| Task goal |
Within the entries below, please return exactly the lines from the one with "Write the matplotlib code for this chart." through the one with "right_ticks = [0, 0.2, 0.4, 0.6, 0.8, 1.0]", leaving out any pictures.

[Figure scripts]
-*-

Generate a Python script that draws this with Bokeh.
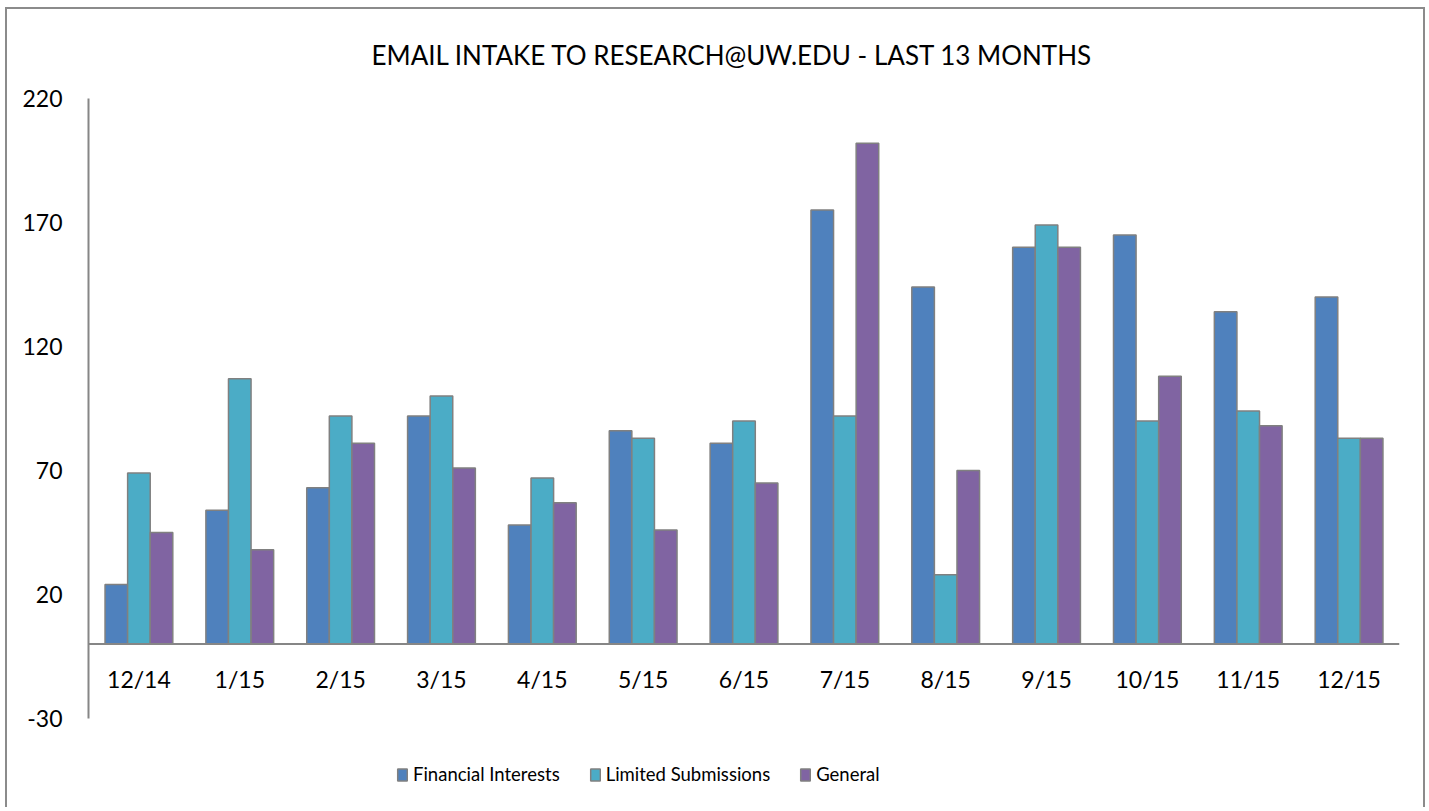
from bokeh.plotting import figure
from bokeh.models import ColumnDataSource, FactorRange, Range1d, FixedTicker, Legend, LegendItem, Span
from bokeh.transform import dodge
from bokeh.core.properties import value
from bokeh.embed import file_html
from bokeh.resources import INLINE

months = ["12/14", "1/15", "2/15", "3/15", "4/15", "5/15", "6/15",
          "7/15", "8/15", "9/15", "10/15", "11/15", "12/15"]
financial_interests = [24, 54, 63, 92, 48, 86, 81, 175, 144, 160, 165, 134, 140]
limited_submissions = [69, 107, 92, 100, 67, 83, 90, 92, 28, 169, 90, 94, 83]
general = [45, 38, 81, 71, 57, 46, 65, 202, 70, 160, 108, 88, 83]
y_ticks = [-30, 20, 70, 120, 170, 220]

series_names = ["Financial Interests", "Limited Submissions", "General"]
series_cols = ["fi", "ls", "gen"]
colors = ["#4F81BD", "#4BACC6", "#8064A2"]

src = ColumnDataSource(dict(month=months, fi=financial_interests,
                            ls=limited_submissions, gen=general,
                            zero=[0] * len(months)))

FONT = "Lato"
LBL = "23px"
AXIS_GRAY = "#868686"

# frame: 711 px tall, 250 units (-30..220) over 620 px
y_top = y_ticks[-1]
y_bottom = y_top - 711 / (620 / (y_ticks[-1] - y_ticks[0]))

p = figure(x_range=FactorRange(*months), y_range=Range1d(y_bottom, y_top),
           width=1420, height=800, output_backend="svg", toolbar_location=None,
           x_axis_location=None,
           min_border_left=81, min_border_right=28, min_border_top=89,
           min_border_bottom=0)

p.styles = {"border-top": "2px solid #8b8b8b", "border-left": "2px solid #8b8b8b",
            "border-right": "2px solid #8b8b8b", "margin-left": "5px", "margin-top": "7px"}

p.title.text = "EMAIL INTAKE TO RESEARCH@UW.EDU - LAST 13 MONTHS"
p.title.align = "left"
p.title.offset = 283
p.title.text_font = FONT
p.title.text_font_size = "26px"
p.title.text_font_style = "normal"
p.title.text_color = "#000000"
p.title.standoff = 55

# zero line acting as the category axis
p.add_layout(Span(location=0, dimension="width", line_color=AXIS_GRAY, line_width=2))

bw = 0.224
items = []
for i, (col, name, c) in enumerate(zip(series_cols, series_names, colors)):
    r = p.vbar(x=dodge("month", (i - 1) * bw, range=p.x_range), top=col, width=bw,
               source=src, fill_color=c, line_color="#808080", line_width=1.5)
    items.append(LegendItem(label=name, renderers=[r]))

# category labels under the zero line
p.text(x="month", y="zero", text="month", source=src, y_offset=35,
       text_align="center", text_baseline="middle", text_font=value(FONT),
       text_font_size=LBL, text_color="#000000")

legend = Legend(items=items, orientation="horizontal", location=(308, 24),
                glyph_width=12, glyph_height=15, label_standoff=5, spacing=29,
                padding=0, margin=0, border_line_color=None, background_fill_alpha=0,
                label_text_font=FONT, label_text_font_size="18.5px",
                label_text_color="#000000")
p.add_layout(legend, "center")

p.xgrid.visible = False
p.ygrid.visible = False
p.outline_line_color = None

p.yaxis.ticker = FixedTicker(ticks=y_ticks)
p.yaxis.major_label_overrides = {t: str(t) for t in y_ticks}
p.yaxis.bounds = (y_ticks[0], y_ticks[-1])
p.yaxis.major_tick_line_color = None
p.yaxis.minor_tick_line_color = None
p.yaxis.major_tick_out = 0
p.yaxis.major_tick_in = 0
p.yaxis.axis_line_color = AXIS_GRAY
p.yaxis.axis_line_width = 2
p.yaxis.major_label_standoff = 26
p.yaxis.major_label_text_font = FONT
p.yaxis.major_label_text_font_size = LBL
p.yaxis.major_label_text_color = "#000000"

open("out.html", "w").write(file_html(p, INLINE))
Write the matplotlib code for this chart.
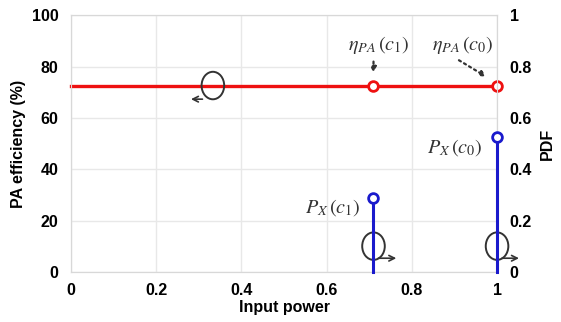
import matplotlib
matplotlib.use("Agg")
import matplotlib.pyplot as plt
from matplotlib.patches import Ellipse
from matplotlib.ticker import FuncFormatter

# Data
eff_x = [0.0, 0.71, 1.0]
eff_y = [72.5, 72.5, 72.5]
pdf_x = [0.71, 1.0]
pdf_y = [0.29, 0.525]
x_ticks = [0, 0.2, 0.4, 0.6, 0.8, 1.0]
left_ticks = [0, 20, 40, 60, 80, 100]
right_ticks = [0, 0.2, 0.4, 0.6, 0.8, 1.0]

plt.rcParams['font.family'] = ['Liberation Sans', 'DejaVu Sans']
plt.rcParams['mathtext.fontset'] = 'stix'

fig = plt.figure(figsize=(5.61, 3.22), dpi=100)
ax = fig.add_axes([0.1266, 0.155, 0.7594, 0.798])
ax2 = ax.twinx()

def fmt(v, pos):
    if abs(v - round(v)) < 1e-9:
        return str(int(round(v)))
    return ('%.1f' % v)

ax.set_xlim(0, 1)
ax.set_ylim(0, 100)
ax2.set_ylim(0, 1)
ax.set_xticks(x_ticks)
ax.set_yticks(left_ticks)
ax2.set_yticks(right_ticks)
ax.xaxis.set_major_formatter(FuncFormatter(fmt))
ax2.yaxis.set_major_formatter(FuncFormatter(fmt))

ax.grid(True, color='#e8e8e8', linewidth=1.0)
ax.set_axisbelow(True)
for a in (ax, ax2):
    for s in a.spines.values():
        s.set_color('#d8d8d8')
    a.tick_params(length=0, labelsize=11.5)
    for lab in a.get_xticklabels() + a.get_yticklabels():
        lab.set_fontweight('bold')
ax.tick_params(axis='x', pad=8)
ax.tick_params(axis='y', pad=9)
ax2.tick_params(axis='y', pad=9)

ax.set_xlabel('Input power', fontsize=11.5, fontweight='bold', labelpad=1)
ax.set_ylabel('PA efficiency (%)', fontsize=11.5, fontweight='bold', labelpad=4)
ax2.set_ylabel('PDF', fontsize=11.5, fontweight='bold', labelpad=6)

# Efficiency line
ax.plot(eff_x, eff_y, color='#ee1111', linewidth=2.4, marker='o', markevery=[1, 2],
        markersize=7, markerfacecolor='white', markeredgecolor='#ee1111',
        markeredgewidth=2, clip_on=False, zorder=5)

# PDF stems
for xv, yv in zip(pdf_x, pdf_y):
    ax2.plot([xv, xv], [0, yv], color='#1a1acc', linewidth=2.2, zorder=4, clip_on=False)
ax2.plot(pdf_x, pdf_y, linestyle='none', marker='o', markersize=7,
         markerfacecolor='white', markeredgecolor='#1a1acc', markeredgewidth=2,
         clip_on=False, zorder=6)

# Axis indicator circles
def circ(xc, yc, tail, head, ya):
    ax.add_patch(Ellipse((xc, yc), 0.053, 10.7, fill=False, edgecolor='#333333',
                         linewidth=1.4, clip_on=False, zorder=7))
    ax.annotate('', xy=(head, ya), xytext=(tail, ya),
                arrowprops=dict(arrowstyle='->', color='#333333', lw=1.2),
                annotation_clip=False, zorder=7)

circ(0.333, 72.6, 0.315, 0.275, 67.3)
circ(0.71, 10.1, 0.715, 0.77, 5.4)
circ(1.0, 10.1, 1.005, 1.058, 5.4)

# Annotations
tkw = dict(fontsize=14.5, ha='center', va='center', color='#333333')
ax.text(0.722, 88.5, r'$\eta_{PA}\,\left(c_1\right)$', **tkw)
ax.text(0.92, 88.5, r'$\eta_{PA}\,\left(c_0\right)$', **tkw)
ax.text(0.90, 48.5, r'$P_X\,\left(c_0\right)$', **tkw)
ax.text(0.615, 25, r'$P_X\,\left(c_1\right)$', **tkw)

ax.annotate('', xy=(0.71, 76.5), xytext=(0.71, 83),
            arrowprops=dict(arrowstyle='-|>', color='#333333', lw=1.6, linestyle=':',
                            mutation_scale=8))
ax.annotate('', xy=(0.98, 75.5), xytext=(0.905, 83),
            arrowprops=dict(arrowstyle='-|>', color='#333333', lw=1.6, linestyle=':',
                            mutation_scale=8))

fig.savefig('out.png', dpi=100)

-*-

| Answer to the problem |
Write the matplotlib code for this chart.
import matplotlib
matplotlib.use("Agg")
import matplotlib.pyplot as plt
from matplotlib.patches import Ellipse
from matplotlib.ticker import FuncFormatter

# Data
eff_x = [0.0, 0.71, 1.0]
eff_y = [72.5, 72.5, 72.5]
pdf_x = [0.71, 1.0]
pdf_y = [0.29, 0.525]
x_ticks = [0, 0.2, 0.4, 0.6, 0.8, 1.0]
left_ticks = [0, 20, 40, 60, 80, 100]
right_ticks = [0, 0.2, 0.4, 0.6, 0.8, 1.0]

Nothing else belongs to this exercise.